Data excerpt start
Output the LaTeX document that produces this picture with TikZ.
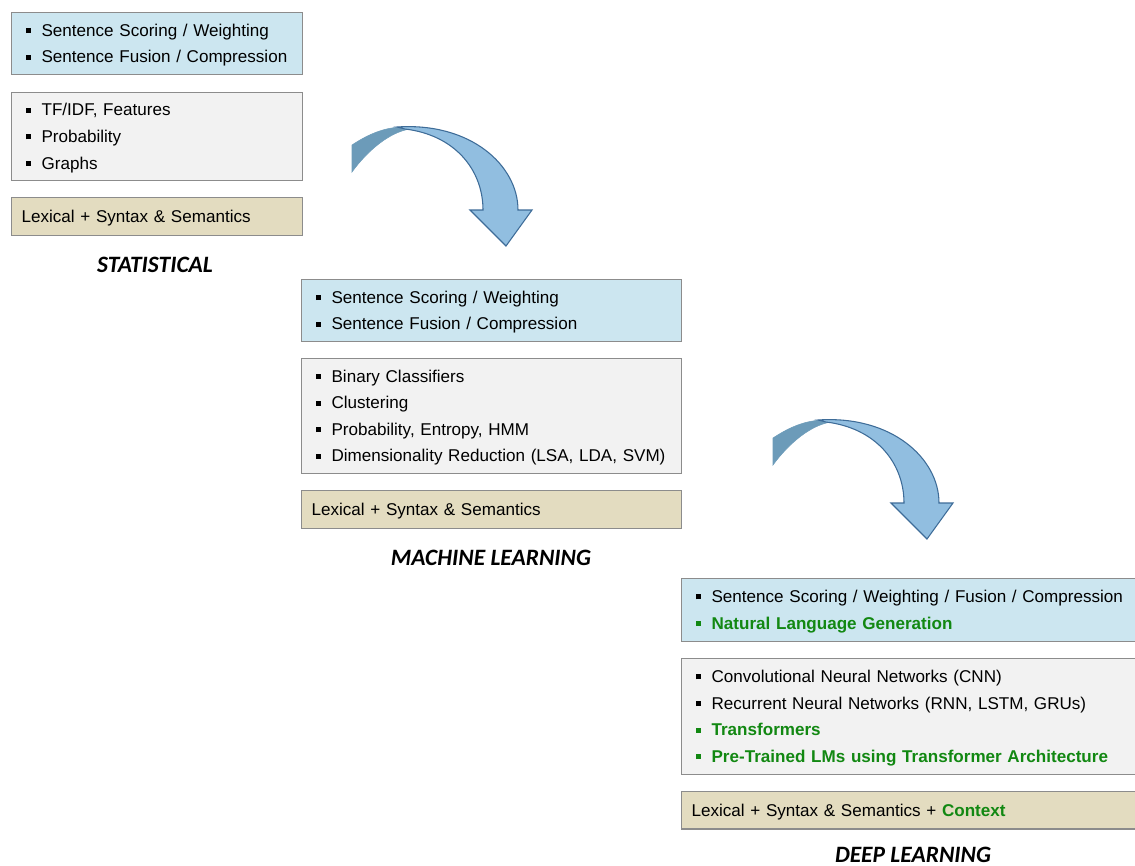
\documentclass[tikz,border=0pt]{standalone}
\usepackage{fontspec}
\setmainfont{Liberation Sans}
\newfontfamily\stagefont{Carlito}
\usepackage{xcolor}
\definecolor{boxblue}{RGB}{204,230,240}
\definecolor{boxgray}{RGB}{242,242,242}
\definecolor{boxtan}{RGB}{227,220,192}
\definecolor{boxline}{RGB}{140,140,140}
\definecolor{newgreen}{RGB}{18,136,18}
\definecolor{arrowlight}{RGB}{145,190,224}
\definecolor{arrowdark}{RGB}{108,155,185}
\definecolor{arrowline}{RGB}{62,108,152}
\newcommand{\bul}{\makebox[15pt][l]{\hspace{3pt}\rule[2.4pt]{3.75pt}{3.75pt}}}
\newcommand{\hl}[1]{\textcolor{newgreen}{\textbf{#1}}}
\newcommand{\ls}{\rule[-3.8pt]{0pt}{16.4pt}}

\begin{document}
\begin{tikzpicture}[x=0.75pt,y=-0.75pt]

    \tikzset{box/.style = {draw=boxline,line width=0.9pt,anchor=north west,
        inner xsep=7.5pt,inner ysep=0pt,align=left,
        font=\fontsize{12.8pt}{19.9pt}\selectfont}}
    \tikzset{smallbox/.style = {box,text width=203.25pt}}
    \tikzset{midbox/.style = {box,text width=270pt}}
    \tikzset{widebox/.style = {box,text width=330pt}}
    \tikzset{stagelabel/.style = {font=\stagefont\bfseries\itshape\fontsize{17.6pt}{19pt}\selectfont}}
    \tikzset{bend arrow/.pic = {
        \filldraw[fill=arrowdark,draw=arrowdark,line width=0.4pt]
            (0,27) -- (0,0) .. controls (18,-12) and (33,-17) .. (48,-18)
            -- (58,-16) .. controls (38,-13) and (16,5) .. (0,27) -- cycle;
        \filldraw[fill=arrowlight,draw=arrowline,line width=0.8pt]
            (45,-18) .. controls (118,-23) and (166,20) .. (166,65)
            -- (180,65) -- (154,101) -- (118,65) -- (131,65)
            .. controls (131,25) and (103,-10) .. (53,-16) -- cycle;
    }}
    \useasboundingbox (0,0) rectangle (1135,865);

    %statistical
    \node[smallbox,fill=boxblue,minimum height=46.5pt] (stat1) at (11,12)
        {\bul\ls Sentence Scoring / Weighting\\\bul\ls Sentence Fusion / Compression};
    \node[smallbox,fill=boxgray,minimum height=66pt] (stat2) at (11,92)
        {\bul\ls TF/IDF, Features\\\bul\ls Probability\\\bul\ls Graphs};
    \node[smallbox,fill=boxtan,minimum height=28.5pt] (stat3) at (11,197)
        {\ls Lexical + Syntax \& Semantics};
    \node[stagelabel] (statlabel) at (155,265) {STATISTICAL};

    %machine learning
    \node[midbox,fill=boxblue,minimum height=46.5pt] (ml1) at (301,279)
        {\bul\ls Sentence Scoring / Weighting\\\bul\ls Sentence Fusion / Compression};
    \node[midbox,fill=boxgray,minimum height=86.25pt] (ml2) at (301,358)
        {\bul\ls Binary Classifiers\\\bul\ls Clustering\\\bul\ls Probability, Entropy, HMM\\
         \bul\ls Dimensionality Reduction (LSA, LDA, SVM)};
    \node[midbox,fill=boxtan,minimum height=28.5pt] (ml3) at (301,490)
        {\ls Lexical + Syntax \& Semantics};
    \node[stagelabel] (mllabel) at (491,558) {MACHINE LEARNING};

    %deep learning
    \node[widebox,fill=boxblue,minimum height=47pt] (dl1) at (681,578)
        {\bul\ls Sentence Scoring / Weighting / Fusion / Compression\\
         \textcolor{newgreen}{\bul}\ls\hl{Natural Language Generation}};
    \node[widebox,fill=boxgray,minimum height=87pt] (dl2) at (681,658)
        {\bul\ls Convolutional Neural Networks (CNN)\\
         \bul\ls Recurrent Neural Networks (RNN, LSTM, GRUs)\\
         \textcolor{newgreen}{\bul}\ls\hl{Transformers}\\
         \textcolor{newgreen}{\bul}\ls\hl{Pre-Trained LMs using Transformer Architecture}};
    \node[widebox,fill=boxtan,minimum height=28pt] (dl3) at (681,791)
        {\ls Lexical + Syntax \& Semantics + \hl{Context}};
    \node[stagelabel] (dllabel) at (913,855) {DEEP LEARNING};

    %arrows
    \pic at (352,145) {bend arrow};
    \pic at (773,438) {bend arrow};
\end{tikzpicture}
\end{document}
Data excerpt end
* **What to produce**: Are you able to set down all the lines above exactly, without any pictures?

* **Correct response**:
Output the LaTeX document that produces this picture with TikZ.
\documentclass[tikz,border=0pt]{standalone}
\usepackage{fontspec}
\setmainfont{Liberation Sans}
\newfontfamily\stagefont{Carlito}
\usepackage{xcolor}
\definecolor{boxblue}{RGB}{204,230,240}
\definecolor{boxgray}{RGB}{242,242,242}
\definecolor{boxtan}{RGB}{227,220,192}
\definecolor{boxline}{RGB}{140,140,140}
\definecolor{newgreen}{RGB}{18,136,18}
\definecolor{arrowlight}{RGB}{145,190,224}
\definecolor{arrowdark}{RGB}{108,155,185}
\definecolor{arrowline}{RGB}{62,108,152}
\newcommand{\bul}{\makebox[15pt][l]{\hspace{3pt}\rule[2.4pt]{3.75pt}{3.75pt}}}
\newcommand{\hl}[1]{\textcolor{newgreen}{\textbf{#1}}}
\newcommand{\ls}{\rule[-3.8pt]{0pt}{16.4pt}}

\begin{document}
\begin{tikzpicture}[x=0.75pt,y=-0.75pt]

    \tikzset{box/.style = {draw=boxline,line width=0.9pt,anchor=north west,
        inner xsep=7.5pt,inner ysep=0pt,align=left,
        font=\fontsize{12.8pt}{19.9pt}\selectfont}}
    \tikzset{smallbox/.style = {box,text width=203.25pt}}
    \tikzset{midbox/.style = {box,text width=270pt}}
    \tikzset{widebox/.style = {box,text width=330pt}}
    \tikzset{stagelabel/.style = {font=\stagefont\bfseries\itshape\fontsize{17.6pt}{19pt}\selectfont}}
    \tikzset{bend arrow/.pic = {
        \filldraw[fill=arrowdark,draw=arrowdark,line width=0.4pt]
            (0,27) -- (0,0) .. controls (18,-12) and (33,-17) .. (48,-18)
            -- (58,-16) .. controls (38,-13) and (16,5) .. (0,27) -- cycle;
        \filldraw[fill=arrowlight,draw=arrowline,line width=0.8pt]
            (45,-18) .. controls (118,-23) and (166,20) .. (166,65)
            -- (180,65) -- (154,101) -- (118,65) -- (131,65)
            .. controls (131,25) and (103,-10) .. (53,-16) -- cycle;
    }}
    \useasboundingbox (0,0) rectangle (1135,865);

    %statistical
    \node[smallbox,fill=boxblue,minimum height=46.5pt] (stat1) at (11,12)
        {\bul\ls Sentence Scoring / Weighting\\\bul\ls Sentence Fusion / Compression};
    \node[smallbox,fill=boxgray,minimum height=66pt] (stat2) at (11,92)
        {\bul\ls TF/IDF, Features\\\bul\ls Probability\\\bul\ls Graphs};
    \node[smallbox,fill=boxtan,minimum height=28.5pt] (stat3) at (11,197)
        {\ls Lexical + Syntax \& Semantics};
    \node[stagelabel] (statlabel) at (155,265) {STATISTICAL};

    %machine learning
    \node[midbox,fill=boxblue,minimum height=46.5pt] (ml1) at (301,279)
        {\bul\ls Sentence Scoring / Weighting\\\bul\ls Sentence Fusion / Compression};
    \node[midbox,fill=boxgray,minimum height=86.25pt] (ml2) at (301,358)
        {\bul\ls Binary Classifiers\\\bul\ls Clustering\\\bul\ls Probability, Entropy, HMM\\
         \bul\ls Dimensionality Reduction (LSA, LDA, SVM)};
    \node[midbox,fill=boxtan,minimum height=28.5pt] (ml3) at (301,490)
        {\ls Lexical + Syntax \& Semantics};
    \node[stagelabel] (mllabel) at (491,558) {MACHINE LEARNING};

    %deep learning
    \node[widebox,fill=boxblue,minimum height=47pt] (dl1) at (681,578)
        {\bul\ls Sentence Scoring / Weighting / Fusion / Compression\\
         \textcolor{newgreen}{\bul}\ls\hl{Natural Language Generation}};
    \node[widebox,fill=boxgray,minimum height=87pt] (dl2) at (681,658)
        {\bul\ls Convolutional Neural Networks (CNN)\\
         \bul\ls Recurrent Neural Networks (RNN, LSTM, GRUs)\\
         \textcolor{newgreen}{\bul}\ls\hl{Transformers}\\
         \textcolor{newgreen}{\bul}\ls\hl{Pre-Trained LMs using Transformer Architecture}};
    \node[widebox,fill=boxtan,minimum height=28pt] (dl3) at (681,791)
        {\ls Lexical + Syntax \& Semantics + \hl{Context}};
    \node[stagelabel] (dllabel) at (913,855) {DEEP LEARNING};

    %arrows
    \pic at (352,145) {bend arrow};
    \pic at (773,438) {bend arrow};
\end{tikzpicture}
\end{document}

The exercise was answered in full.